Read this article by Douglas Rushkoff. It’s a brilliant analysis of our current and past financial situation, and he puts it simply so the reader doesn’t need advanced degrees in economics to understand. The history portion of the article was interesting, and certainly helped me understand how we arrived at the crisis, but his solution is what caught my attention. He says,

Think small. Buy local. Make friends. Print money. Grow food. Teach children. Learn nutrition. And if you do have money to invest, put it into whatever lets you and your friends do those things.
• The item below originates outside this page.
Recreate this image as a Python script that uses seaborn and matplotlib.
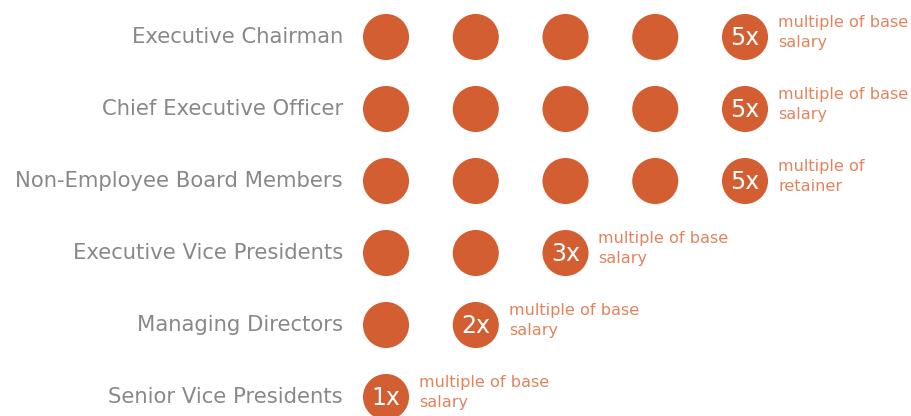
import matplotlib
matplotlib.use("Agg")
import matplotlib.pyplot as plt
import seaborn as sns
import pandas as pd

roles = ["Executive Chairman", "Chief Executive Officer", "Non-Employee Board Members",
         "Executive Vice Presidents", "Managing Directors", "Senior Vice Presidents"]
multiples = [5, 5, 5, 3, 2, 1]
multiple_labels = ["5x", "5x", "5x", "3x", "2x", "1x"]
notes = ["multiple of base\nsalary", "multiple of base\nsalary", "multiple of\nretainer",
         "multiple of base\nsalary", "multiple of base\nsalary", "multiple of base\nsalary"]

ORANGE = "#D35E32"
NOTE = "#E2835C"
GREY = "#888888"

rows = []
for i, (r, m) in enumerate(zip(roles, multiples)):
    for c in range(m):
        rows.append({"row": i, "col": c})
df = pd.DataFrame(rows)

sns.set_style("white")
plt.rcParams["font.family"] = ["DejaVu Sans"]

fig = plt.figure(figsize=(9.11, 4.16), dpi=100)
ax = fig.add_axes([0, 0, 1, 1])
sp = 89.75
xmin = -386 / sp
ax.set_xlim(xmin, xmin + 911 / sp)
yp = 72
ytop = -37 / yp
ax.set_ylim(ytop + 416 / yp, ytop)

sns.scatterplot(data=df, x="col", y="row", s=1100, color=ORANGE, edgecolor="none",
                ax=ax, legend=False)

for i, (r, m, lab, note) in enumerate(zip(roles, multiples, multiple_labels, notes)):
    ax.text(-43 / sp, i, r, ha="right", va="center", fontsize=15.2, color=GREY)
    ax.text(m - 1, i + 0.01, lab, ha="center", va="center", fontsize=17, color="white")
    ax.text(m - 1 + 33 / sp, i - 0.06, note, ha="left", va="center", fontsize=11.6,
            color=NOTE, linespacing=1.4)

ax.set_axis_off()
fig.savefig("out.png", dpi=100, facecolor="white")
Continuing to invest in markets that may or may not actually return your money, or relying on interest rates passed down from on high doesn’t make much sense. Investing in real-world things and people does. Money is abstracted labor, so it makes sense to find whatever gives you your best return and do that. Before, you could get more value from sinking your dollars into massive, complex funds with the hope that more money would shoot out in a couple years, maybe now the best choice is to buy shovels. Find some way to glean objective value from your labor.

That solution makes me feel good, mostly because it’s what I’ve been planning to do anyway. I’ve lately become more focused on what I’m leaving behind, what I’ve produced. When I’m old, I want to look through my life and see things there, not vague memories of experience. I want to write stories, record the songs we write, make some movies.

Because really, what better way to use money? Buy a camera and make some movies; buy more notebooks & ink and write stories. Serve people. If you see someone around you hurting, help them. Stop just planning and start doing. Produce something enduring.